| Exercise brief |
Copy out each line of the listing that has the word "this" in it.
[start of Entries shown]
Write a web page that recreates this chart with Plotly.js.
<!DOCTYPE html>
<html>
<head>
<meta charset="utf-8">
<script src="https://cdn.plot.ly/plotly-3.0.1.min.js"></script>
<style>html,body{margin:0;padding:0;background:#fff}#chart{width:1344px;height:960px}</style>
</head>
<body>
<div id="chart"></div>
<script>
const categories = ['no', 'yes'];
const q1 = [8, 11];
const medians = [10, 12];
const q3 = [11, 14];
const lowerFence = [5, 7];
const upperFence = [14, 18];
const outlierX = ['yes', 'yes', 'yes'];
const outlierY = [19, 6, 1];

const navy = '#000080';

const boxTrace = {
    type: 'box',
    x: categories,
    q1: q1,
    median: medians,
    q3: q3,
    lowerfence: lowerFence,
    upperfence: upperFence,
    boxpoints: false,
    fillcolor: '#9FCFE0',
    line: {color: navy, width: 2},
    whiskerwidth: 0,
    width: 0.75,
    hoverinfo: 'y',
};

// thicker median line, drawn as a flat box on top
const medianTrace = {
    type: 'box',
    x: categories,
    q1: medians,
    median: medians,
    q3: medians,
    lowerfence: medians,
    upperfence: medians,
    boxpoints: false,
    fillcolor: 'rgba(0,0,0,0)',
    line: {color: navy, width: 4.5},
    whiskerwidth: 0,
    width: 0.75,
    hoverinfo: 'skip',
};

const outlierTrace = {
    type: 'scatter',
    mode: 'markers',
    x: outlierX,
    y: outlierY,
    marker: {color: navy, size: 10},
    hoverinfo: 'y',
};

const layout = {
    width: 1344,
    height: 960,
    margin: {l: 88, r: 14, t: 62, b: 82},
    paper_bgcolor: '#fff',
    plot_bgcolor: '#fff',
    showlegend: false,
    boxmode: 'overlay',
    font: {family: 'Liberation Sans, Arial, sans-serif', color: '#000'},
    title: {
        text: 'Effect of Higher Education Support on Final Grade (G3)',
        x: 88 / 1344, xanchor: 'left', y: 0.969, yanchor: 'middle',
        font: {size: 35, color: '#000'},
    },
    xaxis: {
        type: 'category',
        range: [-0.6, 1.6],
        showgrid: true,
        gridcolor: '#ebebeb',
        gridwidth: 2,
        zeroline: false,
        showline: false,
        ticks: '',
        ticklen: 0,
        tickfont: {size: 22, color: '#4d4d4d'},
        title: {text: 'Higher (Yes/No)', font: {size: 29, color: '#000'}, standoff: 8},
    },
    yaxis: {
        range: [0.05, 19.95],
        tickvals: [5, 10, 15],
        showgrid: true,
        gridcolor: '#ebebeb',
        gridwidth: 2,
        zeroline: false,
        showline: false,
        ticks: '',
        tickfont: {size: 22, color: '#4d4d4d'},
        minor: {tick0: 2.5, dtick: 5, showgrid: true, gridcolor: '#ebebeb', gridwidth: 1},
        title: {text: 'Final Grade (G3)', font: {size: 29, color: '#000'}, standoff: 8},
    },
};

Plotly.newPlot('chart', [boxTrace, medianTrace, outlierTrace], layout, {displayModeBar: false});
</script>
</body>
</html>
[end of Entries shown]
[start of Entries shown]
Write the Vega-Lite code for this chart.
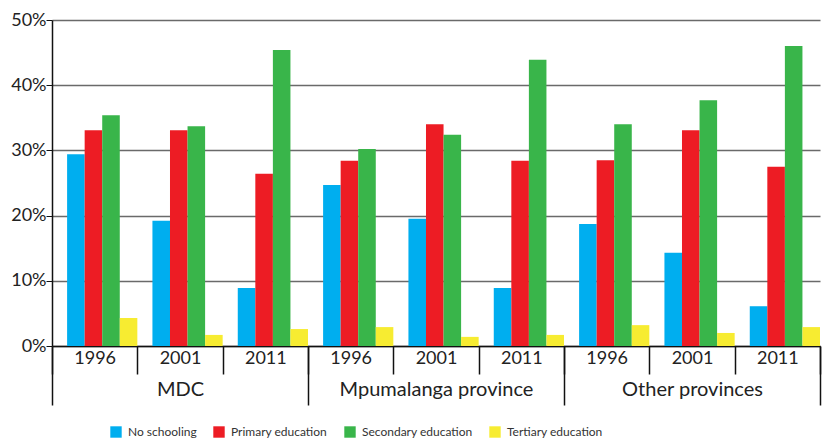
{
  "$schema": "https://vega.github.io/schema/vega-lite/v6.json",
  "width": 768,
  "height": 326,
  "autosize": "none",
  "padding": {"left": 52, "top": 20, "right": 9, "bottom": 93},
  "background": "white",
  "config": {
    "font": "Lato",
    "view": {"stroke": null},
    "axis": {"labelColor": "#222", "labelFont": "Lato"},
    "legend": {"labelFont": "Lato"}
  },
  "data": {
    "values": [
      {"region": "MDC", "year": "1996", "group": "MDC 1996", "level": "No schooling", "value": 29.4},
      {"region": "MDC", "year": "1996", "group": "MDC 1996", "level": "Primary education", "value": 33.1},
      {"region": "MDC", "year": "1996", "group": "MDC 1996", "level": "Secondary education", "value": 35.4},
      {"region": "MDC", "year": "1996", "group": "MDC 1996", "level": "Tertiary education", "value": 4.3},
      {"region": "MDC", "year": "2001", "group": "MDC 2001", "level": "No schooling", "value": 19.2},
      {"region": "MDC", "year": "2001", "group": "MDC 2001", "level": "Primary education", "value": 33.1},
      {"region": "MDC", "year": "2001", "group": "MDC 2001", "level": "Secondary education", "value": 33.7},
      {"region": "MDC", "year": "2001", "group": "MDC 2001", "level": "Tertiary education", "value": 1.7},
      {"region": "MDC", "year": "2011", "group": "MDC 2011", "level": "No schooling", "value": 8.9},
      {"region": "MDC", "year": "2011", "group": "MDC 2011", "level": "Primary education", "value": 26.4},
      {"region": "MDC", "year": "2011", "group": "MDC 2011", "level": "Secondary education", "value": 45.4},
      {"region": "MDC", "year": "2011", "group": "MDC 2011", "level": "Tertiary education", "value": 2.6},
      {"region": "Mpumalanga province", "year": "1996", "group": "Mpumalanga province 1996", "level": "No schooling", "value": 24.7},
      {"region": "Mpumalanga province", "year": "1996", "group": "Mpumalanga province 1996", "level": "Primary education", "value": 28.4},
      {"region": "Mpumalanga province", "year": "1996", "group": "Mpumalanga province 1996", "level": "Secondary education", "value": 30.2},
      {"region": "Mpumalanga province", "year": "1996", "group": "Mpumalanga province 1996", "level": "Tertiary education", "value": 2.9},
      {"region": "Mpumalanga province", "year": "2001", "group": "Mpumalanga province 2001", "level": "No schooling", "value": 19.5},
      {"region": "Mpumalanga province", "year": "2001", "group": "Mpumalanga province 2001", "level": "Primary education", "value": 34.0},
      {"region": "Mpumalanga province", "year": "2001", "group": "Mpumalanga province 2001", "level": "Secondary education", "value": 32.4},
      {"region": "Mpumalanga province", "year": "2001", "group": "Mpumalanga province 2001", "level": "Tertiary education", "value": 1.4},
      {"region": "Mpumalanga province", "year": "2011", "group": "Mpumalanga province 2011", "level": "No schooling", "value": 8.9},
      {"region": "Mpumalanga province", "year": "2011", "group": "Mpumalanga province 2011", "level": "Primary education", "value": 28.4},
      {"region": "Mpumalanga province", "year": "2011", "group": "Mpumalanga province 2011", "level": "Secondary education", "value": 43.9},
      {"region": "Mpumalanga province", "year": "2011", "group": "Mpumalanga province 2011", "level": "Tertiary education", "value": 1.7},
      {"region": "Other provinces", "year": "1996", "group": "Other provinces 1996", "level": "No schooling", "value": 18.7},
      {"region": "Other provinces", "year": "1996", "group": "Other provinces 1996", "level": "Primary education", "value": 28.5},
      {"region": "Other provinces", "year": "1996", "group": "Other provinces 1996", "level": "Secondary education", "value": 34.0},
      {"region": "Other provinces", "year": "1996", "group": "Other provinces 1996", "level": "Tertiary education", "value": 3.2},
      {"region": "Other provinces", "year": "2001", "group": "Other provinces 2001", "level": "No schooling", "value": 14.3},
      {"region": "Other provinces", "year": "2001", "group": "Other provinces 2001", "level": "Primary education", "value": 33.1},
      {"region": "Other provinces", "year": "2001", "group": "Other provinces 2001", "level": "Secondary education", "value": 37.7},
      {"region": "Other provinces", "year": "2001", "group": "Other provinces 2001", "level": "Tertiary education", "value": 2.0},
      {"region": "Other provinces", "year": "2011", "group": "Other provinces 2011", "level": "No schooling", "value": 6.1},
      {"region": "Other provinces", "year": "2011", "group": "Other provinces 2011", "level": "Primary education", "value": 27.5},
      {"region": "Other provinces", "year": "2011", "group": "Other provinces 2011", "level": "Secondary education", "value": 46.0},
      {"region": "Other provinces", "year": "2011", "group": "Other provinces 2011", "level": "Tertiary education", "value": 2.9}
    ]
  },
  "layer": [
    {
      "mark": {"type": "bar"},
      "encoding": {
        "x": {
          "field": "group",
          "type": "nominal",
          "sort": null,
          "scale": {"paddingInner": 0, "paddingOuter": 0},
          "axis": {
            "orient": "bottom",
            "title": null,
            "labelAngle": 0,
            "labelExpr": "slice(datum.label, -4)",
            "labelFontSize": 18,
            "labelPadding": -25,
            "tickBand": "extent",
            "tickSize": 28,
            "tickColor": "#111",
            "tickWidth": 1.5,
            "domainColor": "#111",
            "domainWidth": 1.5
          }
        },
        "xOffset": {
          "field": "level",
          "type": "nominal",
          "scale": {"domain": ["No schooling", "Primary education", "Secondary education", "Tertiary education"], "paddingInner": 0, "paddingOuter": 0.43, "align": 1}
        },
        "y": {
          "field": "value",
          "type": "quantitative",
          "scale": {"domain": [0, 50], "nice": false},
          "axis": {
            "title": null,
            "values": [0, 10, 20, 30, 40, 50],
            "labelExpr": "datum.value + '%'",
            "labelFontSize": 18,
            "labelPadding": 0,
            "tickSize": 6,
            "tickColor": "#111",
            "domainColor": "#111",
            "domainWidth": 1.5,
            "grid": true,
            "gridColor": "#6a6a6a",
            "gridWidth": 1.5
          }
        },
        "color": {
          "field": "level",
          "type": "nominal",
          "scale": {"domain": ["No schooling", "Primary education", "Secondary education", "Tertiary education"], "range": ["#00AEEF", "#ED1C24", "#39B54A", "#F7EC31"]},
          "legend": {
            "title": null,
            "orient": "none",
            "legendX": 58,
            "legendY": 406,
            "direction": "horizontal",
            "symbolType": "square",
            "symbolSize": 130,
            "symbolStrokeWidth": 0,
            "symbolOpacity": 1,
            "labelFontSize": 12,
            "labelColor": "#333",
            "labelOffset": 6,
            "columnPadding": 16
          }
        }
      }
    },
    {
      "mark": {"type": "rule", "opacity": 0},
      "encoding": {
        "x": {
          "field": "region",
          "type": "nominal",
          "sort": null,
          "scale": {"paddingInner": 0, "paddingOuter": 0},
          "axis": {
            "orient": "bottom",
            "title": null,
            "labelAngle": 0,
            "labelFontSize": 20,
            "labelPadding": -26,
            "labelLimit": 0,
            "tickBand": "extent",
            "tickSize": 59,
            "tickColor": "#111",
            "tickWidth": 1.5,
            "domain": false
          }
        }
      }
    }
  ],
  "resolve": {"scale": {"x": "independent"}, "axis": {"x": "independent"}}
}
[end of Entries shown]
[start of Entries shown]
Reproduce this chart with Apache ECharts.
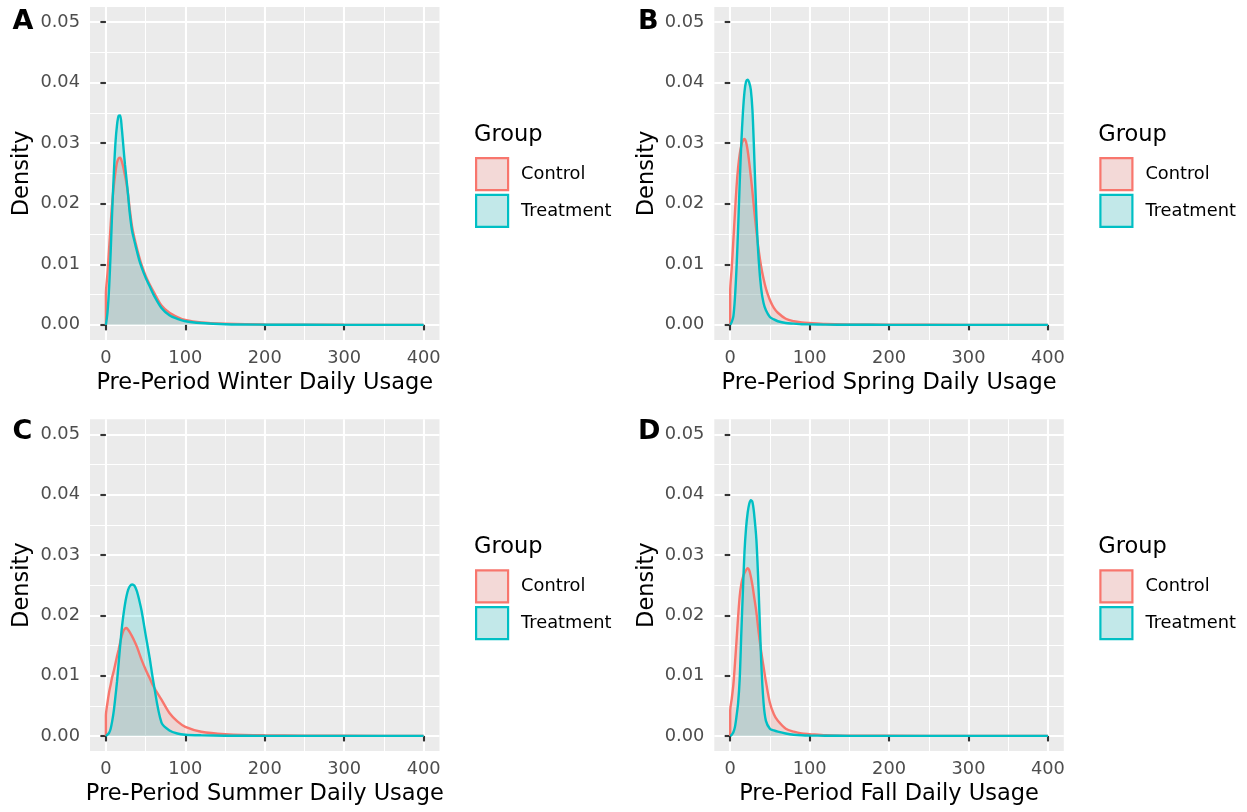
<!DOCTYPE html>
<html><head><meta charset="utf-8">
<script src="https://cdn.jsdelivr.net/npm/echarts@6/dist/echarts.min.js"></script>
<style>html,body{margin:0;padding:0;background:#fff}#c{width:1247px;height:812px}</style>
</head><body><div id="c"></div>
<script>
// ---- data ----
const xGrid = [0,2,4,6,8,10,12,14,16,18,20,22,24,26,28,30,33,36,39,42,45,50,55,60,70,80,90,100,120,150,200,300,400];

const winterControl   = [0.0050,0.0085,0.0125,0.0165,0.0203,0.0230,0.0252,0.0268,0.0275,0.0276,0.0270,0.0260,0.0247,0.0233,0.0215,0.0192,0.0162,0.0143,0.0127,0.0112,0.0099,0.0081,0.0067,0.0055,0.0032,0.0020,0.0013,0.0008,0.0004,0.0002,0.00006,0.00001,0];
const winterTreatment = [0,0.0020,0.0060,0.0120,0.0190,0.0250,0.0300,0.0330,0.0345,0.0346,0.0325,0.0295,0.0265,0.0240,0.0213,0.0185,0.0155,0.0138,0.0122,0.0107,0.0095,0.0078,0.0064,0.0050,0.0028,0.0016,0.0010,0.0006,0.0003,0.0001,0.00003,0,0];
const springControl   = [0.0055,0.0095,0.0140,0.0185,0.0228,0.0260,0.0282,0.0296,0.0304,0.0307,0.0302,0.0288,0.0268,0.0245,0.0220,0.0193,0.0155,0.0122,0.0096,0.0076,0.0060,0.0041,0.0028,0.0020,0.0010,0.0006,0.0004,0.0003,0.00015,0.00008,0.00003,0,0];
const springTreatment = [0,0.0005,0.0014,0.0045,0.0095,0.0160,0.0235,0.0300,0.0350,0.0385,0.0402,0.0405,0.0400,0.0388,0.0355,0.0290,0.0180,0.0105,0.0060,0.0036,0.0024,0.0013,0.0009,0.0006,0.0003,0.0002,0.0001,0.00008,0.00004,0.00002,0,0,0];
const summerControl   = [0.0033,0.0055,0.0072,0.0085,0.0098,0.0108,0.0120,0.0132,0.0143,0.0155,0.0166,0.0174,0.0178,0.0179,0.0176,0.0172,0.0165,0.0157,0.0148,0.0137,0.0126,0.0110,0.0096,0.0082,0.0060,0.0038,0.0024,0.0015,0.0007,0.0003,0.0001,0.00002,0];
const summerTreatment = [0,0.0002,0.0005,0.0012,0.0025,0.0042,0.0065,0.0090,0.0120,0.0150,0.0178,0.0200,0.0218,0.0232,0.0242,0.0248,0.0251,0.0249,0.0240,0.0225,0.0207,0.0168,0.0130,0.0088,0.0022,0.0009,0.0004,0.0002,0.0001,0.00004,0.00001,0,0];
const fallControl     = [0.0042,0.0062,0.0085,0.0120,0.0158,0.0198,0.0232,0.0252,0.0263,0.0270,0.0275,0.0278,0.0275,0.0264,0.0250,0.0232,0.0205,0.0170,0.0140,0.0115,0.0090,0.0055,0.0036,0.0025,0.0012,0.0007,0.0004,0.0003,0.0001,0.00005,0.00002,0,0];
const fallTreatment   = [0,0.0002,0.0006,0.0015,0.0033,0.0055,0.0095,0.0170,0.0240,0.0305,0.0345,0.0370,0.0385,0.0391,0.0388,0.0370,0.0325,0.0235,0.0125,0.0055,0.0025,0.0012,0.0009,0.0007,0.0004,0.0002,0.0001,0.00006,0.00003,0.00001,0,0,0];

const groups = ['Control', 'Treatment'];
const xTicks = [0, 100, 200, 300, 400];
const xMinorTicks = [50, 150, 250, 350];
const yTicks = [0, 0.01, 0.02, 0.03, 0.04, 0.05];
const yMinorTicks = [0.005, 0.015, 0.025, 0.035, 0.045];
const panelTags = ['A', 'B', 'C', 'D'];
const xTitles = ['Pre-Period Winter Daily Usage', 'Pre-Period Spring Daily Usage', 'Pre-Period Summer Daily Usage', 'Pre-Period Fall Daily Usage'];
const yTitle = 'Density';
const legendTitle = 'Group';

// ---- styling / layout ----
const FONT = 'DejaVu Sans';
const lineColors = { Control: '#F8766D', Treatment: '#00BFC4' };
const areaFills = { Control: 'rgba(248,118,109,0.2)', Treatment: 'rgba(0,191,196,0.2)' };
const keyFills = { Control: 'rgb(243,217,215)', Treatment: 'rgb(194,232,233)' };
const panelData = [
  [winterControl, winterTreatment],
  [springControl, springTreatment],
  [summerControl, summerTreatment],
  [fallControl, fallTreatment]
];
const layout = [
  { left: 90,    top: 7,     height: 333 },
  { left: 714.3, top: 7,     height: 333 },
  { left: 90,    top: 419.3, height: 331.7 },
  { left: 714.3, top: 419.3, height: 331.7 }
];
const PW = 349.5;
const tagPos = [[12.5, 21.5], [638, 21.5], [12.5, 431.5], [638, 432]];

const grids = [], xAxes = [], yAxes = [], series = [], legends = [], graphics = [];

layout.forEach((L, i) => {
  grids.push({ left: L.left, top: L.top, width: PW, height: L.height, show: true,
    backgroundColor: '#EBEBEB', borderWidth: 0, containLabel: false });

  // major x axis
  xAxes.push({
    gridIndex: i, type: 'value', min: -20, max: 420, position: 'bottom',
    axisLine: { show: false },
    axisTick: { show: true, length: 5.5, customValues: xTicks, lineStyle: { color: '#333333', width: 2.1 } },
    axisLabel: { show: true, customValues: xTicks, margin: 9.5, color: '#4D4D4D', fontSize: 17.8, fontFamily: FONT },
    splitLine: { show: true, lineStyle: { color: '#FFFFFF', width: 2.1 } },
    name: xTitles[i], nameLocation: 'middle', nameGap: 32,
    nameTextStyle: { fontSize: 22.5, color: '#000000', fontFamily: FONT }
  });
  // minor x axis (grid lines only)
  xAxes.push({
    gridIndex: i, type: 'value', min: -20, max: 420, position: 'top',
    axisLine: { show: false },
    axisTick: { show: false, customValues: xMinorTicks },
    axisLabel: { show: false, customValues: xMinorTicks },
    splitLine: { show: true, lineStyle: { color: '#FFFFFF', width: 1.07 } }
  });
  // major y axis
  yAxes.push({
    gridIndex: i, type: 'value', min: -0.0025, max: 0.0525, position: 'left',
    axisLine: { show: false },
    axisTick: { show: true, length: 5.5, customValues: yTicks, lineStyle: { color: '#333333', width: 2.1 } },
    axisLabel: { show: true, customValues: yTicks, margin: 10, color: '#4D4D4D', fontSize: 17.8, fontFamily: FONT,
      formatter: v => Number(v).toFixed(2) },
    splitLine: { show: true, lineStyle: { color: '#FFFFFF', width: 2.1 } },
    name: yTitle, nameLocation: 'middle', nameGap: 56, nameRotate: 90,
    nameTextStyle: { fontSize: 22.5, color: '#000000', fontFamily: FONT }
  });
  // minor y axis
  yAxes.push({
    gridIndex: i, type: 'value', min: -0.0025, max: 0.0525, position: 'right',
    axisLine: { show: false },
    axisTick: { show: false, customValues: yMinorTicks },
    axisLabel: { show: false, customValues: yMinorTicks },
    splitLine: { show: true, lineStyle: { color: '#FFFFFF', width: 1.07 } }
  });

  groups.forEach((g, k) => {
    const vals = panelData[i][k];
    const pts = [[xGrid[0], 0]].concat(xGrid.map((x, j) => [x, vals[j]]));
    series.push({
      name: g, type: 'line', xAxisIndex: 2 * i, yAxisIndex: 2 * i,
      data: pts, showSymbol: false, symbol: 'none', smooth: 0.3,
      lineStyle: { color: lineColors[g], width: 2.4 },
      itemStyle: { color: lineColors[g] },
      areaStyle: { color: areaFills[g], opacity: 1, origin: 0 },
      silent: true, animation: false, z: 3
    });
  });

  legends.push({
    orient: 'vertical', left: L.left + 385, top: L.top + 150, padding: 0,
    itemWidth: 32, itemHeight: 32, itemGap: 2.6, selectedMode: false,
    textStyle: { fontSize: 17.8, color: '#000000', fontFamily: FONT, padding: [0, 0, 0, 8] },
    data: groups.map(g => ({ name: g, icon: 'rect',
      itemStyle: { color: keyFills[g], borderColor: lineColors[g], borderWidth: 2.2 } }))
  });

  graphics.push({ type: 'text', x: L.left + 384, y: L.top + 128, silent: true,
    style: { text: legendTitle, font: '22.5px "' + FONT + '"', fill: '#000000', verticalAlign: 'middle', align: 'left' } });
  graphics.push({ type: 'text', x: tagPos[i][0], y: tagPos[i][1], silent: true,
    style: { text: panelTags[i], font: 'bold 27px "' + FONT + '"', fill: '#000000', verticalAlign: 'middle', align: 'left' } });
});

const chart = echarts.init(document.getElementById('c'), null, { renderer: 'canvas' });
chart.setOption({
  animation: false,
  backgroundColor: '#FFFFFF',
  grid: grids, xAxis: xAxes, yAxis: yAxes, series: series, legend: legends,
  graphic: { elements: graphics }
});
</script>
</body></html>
[end of Entries shown]
| Problem solution |
Write a web page that recreates this chart with Plotly.js.
Write the Vega-Lite code for this chart.
Reproduce this chart with Apache ECharts.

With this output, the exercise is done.